Il lavoro rende liberi, ora, oltre a riportare alla mente quei tragici eventi, viene ad assumere una nuova connotazione: il ’68 era passato da poco e ci si preparava al ’77, erano anni di lotte studentesche ed operaie, di critiche serrate al capitalismo, ai suoi valori borghesi, alla sua morale e alle sue istituzioni. Erano gli anni delle avanguardie e dei tentativi (pragmatici ed intellettuali) di creare un mondo nuovo.
Qui si collocano gli Area.
La loro musica è un atto consapevole di avanguardia, musicale ma anche politica. Il pensiero gramsciano di “egemonia culturale” sembra quanto mai adatto ad inserire l’opera in un preciso contesto e in un determinato progetto: la rivoluzione deve essere attuata in primo luogo in ambito culturale, facendo diventare egemoni nuovi valori, nuovi costumi, nuove ideologie, e solo a questo punto si potrà passare alla presa del potere.
Arbeit Macht Frei, di questo “international POPular group” esprime proprio questa volontà di radicalizzazione delle arti.
Per un’esperienza musicale (visto che è questo di cui ci stiamo occupando) davvero notevole.
Se il punto di partenza è il progressive rock, il punto di arrivo vuole essere un modo originale di interpretarlo, cosa che viene attuata grazie ad una sua rivisitazione in senso free-jazz sperimentale.

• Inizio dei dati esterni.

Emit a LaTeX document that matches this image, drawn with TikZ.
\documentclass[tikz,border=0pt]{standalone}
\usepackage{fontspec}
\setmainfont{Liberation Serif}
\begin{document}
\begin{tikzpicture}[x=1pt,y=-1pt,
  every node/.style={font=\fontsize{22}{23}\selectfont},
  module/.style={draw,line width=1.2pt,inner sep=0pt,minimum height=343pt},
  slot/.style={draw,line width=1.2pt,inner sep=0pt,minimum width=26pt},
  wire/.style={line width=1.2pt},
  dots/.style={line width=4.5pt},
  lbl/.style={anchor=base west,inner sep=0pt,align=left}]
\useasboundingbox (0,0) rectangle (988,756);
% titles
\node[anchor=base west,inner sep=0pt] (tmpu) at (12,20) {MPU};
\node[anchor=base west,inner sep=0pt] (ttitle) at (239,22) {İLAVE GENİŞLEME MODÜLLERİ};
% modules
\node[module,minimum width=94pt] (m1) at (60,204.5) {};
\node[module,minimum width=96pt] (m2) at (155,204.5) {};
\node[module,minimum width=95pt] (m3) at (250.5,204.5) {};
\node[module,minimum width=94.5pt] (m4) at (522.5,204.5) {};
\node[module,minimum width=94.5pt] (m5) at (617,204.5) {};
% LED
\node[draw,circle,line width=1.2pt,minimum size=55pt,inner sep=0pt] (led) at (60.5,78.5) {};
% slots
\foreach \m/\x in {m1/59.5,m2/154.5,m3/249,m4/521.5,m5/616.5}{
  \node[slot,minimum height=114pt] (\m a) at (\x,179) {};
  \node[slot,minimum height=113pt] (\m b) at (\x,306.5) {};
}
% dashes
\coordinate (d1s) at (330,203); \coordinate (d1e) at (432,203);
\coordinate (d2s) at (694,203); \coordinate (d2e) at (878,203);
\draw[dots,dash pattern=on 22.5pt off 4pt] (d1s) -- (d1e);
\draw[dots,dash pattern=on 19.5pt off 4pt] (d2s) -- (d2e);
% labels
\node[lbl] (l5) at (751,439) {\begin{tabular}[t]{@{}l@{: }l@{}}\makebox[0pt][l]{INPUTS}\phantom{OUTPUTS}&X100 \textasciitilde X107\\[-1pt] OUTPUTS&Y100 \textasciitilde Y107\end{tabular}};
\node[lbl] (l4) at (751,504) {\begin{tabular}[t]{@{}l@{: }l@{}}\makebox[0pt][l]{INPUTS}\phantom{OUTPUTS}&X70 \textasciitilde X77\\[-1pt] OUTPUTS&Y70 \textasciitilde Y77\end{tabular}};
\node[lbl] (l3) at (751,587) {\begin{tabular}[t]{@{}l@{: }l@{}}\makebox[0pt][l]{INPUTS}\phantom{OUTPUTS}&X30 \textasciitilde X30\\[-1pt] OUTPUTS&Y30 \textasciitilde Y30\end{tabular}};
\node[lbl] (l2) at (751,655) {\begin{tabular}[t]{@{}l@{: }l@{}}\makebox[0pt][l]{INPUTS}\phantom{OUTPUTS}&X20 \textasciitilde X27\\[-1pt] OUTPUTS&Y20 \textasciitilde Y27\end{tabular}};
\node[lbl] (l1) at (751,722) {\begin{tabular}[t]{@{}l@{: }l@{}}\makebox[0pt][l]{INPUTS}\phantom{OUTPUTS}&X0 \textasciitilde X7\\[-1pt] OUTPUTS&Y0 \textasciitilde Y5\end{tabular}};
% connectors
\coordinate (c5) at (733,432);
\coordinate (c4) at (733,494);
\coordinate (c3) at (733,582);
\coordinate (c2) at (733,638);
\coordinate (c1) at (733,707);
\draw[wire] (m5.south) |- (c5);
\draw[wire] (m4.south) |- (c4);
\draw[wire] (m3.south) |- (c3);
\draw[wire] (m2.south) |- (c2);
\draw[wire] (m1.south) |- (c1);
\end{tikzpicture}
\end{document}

In Luglio, agosto, settembre (nero), una preghiera araba apre le danze, affidate a melodie a metà tra il popolare/gitano/arabeggiante ed il progressive rock. La voce di Demetrio Stratos, una delle più originali del rock italiano, solca questo brano con le sue declamazioni politiche ed ideologiche irrobustite dal suo timbro potente e sfrenato. Il tema iniziale è diviso a metà da un momento altamente sperimentale di chiara matrice free-jazz, dominata da sax, percussioni anarchiche e gorgheggi fuori controllo.
Ed ecco la title track, dall’introduzione affidata a sommessi e raffinati giochi percussionistici, eseguiti da Giulio Capiozzo, che si concretizzano con l’arrivo degli altri elementi in sonorità sempre più distintamente jazz, facendosi capaci di comunicarci un’irresistibile voglia di movimento e spensieratezza. All’arrivo del tema principale ecco che spunta la magnifica voce di Stratos, ora rabbiosa ora trascinata, ora lanciata in coraggiosi esercizi stilistici e gorgheggi a livelli eccezionali. Si tratta di un continuo aggiungersi di elementi, in grado di non lasciar mai al tema portante il tempo di stabilizzarsi e sedimentarsi.

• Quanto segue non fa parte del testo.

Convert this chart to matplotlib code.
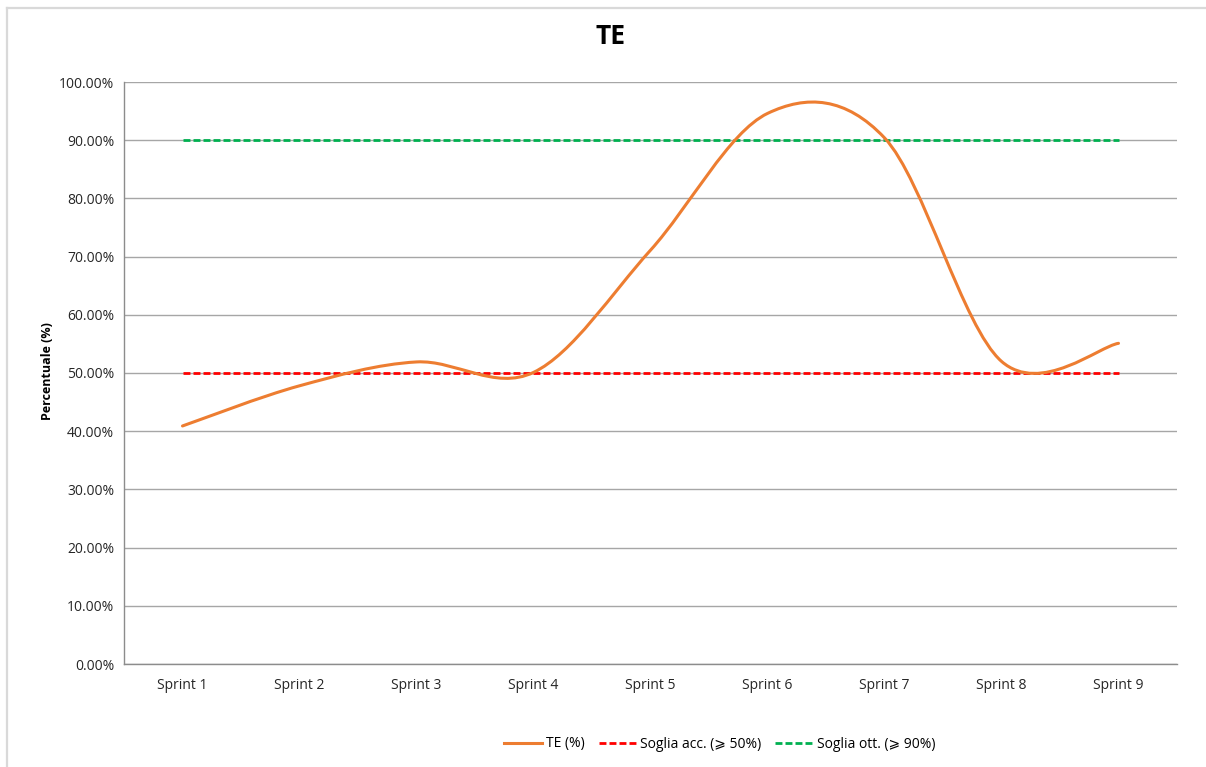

Consapevolezza riprende e sviluppa ulteriormente le fusioni tra rock progressivo e jazz-rock, sempre in bilico tra improvvisazione e chiara volontà progettuale. Chitarre e organetto si fanno qui un po’ più ‘60s, per poi lanciarsi in veloci e coinvolgenti fughe di impronta Yes-iana e a rallentamenti jazzistici alla John Coltrane.
Le Labbra Del Tempo lasciano che sia la voce, accompagnata fedelmente dal sax, a costruire la prima parte, destinata a svilupparsi, appunto, progressivamente, in sempre più raffinati interventi strumentali e arditi slanci canori. Le destrezze ritmiche della batteria sostengono magistralmente lo stacco strumentale e sperimentale della parte centrale del brano, impegnata in un crescendo che infine si dissolve con il ritorno della voce, che con un’altra splendida dimostrazione virtuosistica inaugura la conclusione dalla esplosività liberatoria e senza freni.
240 Chilometri Da Smirne è l’unico brano strumentale, ancora una volta imperniato su voluti canoni free-jazz arricchiti da una pregnante sensibilità progressive.
L’abbattimento Dello Zeppelin offre la dosa più massiccia di avanguardia, in un continuo alternarsi di crescendo e diminuendo, tra sintetizzatori ed effetti elettronici prog, assoli di chitarra rock e fughe jazz, il tutto immerso in un’atmosfera rarefatta e a rimandi alla figura di Tim Buckley, soprattutto per quanto riguarda il lato vocale.
Finisce così un disco dal valore immenso, degno di essere annoverato tra i capolavori europei del periodo, e apice assoluto delle ricerche artistiche dell’Italia dei primi anni ’70.